Key findings from this field test include the following.

  1. Students, including many with very low literacy levels, were able to play the games and interact with their peers about the challenges posed by the games. Although teachers often needed help introducing students to the games and managing small-group play, the games worked as planned, fit logistically into the time available, and engaged students in sustained, focused play. Students played successfully in mixed-ability groups, and students with a wide range of literacy levels played effectively and took on leadership roles within their groups.
  2. All participating teachers expressed satisfaction with and excitement about the materials. Teachers recognized and understood the goals of the games, believed they addressed learning goals that were important to them and otherwise difficult to address, and believed that they saw evidence of impact of gameplay on their students’ word work in class during the following weeks.

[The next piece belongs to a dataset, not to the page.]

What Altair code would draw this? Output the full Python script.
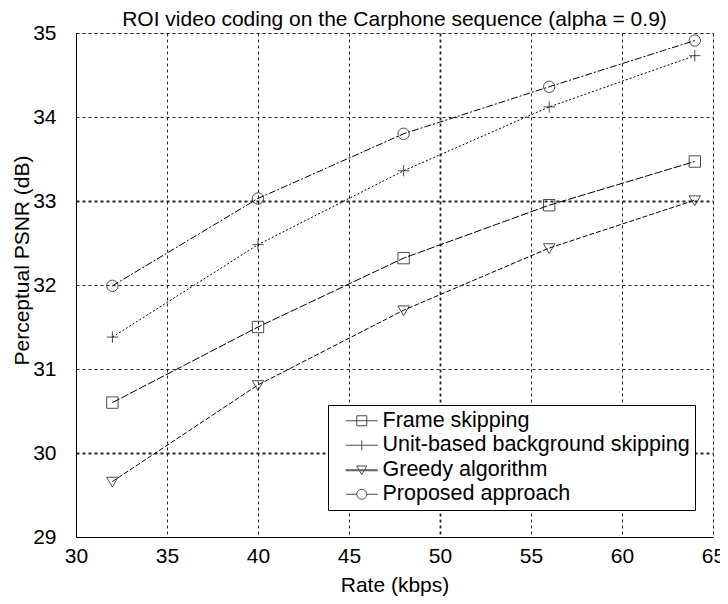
import altair as alt
import pandas as pd

rate = [32, 40, 48, 56, 64]
series_names = [
    "Frame skipping",
    "Unit-based background skipping",
    "Greedy algorithm",
    "Proposed approach",
]
frame_skipping = [30.60, 31.50, 32.32, 32.95, 33.47]
unit_based = [31.38, 32.48, 33.36, 34.12, 34.73]
greedy = [29.66, 30.81, 31.70, 32.44, 33.01]
proposed = [31.99, 33.03, 33.80, 34.36, 34.91]

x_ticks = [30, 35, 40, 45, 50, 55, 60, 65]
y_ticks = [29, 30, 31, 32, 33, 34, 35]

rows = []
for name, vals in zip(series_names, [frame_skipping, unit_based, greedy, proposed]):
    for r, v in zip(rate, vals):
        rows.append({"rate": r, "psnr": v, "series": name, "legend_series": name})
df = pd.DataFrame(rows)

FONT = "Liberation Sans"
FS = 21

marker_shapes = [
    "square",
    "M-1,0H1M0,-1V1",
    "M-1,-0.75L1,-0.75L0,0.95Z",
    "circle",
]
legend_shapes = [
    "M0.4,0H6.8M2.6,-1H4.6V1H2.6Z",
    "M0.4,0H6.8M3.6,-1V1",
    "M0.4,0H6.8M0.4,0.2H6.8M2.6,-0.75L4.6,-0.75L3.6,0.95Z",
    "M0.4,0H2.6M4.6,0H6.8M4.6,0A1,1,0,1,1,2.6,0A1,1,0,1,1,4.6,0Z",
]
dashes = [[8, 2], [2, 2], [5, 2], [7, 2, 2, 2]]

common_axis = dict(
    grid=True,
    gridColor="black",
    gridDash=[3, 3],
    gridOpacity=0.85,
    ticks=False,
    domainColor="black",
    labelColor="black",
    titleColor="black",
    labelFont=FONT,
    titleFont=FONT,
    labelFontSize=FS,
    titleFontSize=FS,
    titleFontWeight="normal",
    labelFlush=False,
    labelOverlap=False,
)

x_enc = alt.X(
    "rate:Q",
    scale=alt.Scale(domain=[30, 65], nice=False, zero=False),
    axis=alt.Axis(
        values=x_ticks,
        title="Rate (kbps)",
        labelPadding=8,
        titlePadding=8,
        gridWidth={"condition": {"test": "datum.value == 50", "value": 1.8}, "value": 1},
        **common_axis,
    ),
)
y_enc = alt.Y(
    "psnr:Q",
    scale=alt.Scale(domain=[29, 35], nice=False, zero=False),
    axis=alt.Axis(
        values=y_ticks,
        title="Perceptual PSNR (dB)",
        labelPadding=20,
        titleAngle=270,
        titleAlign="center",
        titleBaseline="middle",
        titleX=-54,
        titleY=227,
        gridWidth={
            "condition": {"test": "datum.value == 30 || datum.value == 33", "value": 2},
            "value": 1,
        },
        **common_axis,
    ),
)

base = alt.Chart(df)

lines = base.mark_line(color="black", strokeWidth=1).encode(
    x=x_enc,
    y=y_enc,
    detail="series:N",
    strokeDash=alt.StrokeDash(
        "series:N",
        scale=alt.Scale(domain=series_names, range=dashes),
        legend=None,
    ),
)

points = base.mark_point(filled=False, color="black", strokeWidth=1, size=130).encode(
    x=x_enc,
    y=y_enc,
    shape=alt.Shape(
        "series:N",
        scale=alt.Scale(domain=series_names, range=marker_shapes),
        legend=None,
    ),
)

legend_layer = (
    base.transform_filter("false")
    .mark_point(filled=False, color="black", strokeWidth=1, size=100)
    .encode(
        x=x_enc,
        y=y_enc,
        shape=alt.Shape(
            "legend_series:N",
            scale=alt.Scale(domain=series_names, range=legend_shapes),
            legend=alt.Legend(
                title=None,
                orient="none",
                legendX=252,
                legendY=372,
                strokeColor="black",
                fillColor="white",
                padding=5,
                labelFont=FONT,
                labelFontSize=21.5,
                labelColor="black",
                labelOffset=28,
                symbolSize=100,
                symbolStrokeColor="black",
                symbolStrokeWidth=1,
                rowPadding=1.5,
                labelLimit=0,
            ),
        ),
    )
)

chart = (
    alt.layer(lines, points, legend_layer)
    .resolve_scale(shape="independent")
    .properties(
        width=637,
        height=504,
        autosize=alt.AutoSizeParams(type="none"),
        padding={"left": 68, "top": 25, "right": 7, "bottom": 59},
        title=alt.TitleParams(
            "ROI video coding on the Carphone sequence (alpha = 0.9)",
            font=FONT,
            fontSize=FS,
            fontWeight="normal",
            color="black",
            anchor="middle",
            frame="group",
            baseline="alphabetic",
            offset=-25,
        ),
    )
    .configure_view(stroke="black", strokeWidth=1)
    .configure(background="white")
)

chart.save("out.html", embed_options={"renderer": "svg", "actions": False})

  3. Students reported a significant increase in their knowledge of the words targeted in the games. With a maximum score of 175 indicating a student knew “all about” all 25 words, we observed an average score of 147 at pretest, 151 after students played Code Invaders, and a score of 155 after the full intervention—a statistically significant difference. We also found that, although special education students began at pretest with scores on average six points lower than their regular instruction peers, the groups were essentially equal at post-test.

In May 2012, we will field test the new version of Wordplay Games that includes subject-specific vocabulary and Web-based implementation models. From our previous field test we have seen that the games have value for students and teachers, but questions remain as to how best to integrate them into the classroom. We’re excited to be able to investigate both whole-class and small-group implementation models.